#### Work instructions:
Copy out each line of the data that holds the word "matplotlib".

#### Record extracts:

────

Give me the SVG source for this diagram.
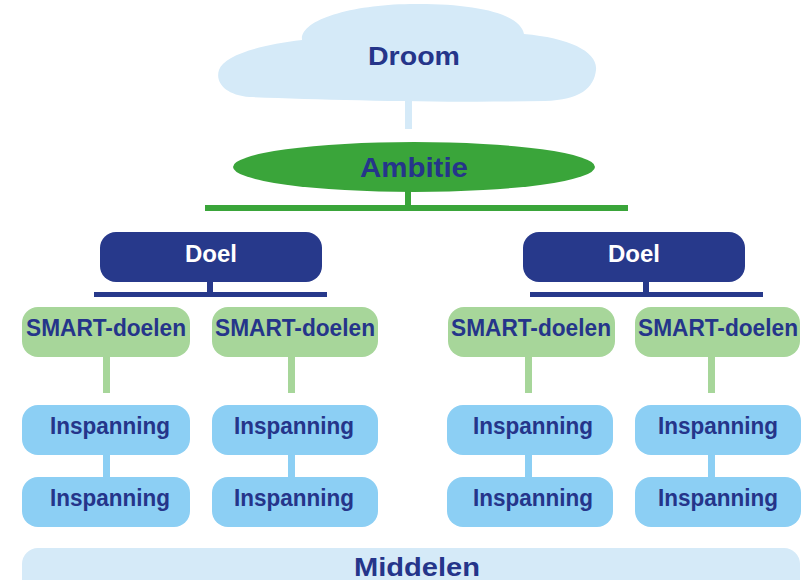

────

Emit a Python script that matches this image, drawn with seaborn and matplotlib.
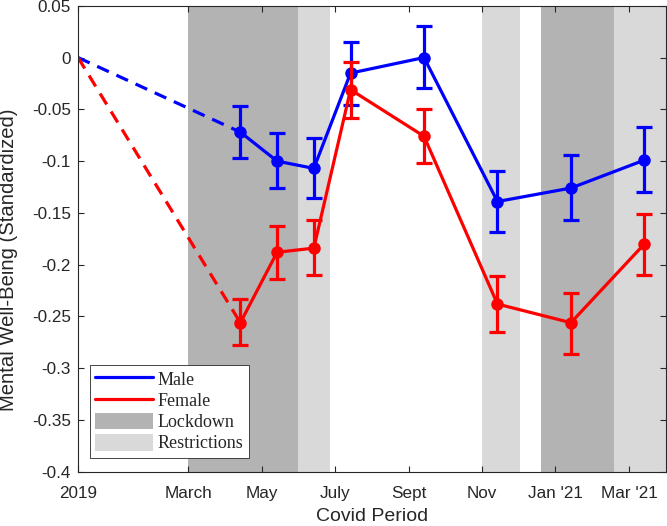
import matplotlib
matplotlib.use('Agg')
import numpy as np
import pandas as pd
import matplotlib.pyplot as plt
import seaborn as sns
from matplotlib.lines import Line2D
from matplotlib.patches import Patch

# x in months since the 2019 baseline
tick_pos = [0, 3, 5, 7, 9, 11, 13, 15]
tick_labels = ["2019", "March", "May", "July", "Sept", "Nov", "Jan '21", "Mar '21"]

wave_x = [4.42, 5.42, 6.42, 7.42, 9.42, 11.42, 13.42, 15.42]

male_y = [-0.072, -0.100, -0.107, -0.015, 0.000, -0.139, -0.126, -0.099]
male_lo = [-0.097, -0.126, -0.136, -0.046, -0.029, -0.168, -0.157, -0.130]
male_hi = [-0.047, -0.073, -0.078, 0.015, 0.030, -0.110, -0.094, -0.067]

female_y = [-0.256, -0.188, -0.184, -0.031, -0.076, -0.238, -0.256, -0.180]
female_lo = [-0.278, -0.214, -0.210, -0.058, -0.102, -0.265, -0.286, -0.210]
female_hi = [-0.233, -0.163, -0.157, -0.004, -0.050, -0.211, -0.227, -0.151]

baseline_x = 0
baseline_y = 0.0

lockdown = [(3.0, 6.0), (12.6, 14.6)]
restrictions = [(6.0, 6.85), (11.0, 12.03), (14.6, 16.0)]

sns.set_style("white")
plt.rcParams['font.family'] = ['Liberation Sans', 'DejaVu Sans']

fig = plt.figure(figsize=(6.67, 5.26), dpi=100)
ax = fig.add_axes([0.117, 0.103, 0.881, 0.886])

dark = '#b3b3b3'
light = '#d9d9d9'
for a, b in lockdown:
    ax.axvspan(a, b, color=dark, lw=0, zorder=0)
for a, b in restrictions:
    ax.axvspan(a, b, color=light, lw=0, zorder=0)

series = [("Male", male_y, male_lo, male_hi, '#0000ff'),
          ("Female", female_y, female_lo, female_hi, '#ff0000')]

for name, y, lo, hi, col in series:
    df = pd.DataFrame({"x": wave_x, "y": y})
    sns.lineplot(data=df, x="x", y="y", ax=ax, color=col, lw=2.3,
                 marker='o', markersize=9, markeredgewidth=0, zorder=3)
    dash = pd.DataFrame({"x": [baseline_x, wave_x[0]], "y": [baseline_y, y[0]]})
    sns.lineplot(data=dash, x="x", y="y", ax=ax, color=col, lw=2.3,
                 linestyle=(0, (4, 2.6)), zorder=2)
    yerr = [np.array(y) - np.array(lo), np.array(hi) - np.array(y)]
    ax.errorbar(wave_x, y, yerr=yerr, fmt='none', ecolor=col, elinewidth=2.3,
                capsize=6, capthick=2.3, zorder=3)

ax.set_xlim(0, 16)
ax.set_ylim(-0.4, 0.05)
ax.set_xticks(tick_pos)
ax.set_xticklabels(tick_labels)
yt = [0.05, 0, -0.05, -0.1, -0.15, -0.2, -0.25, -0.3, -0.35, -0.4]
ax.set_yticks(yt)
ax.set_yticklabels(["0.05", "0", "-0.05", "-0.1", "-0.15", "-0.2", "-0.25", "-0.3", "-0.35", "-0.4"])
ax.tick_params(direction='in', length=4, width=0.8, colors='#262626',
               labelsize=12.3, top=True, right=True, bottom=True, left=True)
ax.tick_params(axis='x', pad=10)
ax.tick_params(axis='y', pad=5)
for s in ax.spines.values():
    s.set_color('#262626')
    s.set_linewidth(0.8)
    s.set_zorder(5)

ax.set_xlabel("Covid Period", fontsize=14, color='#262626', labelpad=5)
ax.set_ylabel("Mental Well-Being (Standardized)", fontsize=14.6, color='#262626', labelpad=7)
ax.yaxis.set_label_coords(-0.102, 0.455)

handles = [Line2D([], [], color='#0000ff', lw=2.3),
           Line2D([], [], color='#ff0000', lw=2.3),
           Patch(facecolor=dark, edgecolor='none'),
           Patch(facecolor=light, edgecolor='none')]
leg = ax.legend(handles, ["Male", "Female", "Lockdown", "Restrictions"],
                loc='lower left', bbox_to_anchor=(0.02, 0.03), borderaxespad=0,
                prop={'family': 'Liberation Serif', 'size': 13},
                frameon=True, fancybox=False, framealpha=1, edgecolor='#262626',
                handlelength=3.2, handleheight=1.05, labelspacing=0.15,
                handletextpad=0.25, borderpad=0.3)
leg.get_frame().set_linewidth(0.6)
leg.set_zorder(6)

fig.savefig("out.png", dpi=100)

────

#### Complete output:
Emit a Python script that matches this image, drawn with seaborn and matplotlib.
import matplotlib
matplotlib.use('Agg')
import matplotlib.pyplot as plt
from matplotlib.lines import Line2D
from matplotlib.patches import Patch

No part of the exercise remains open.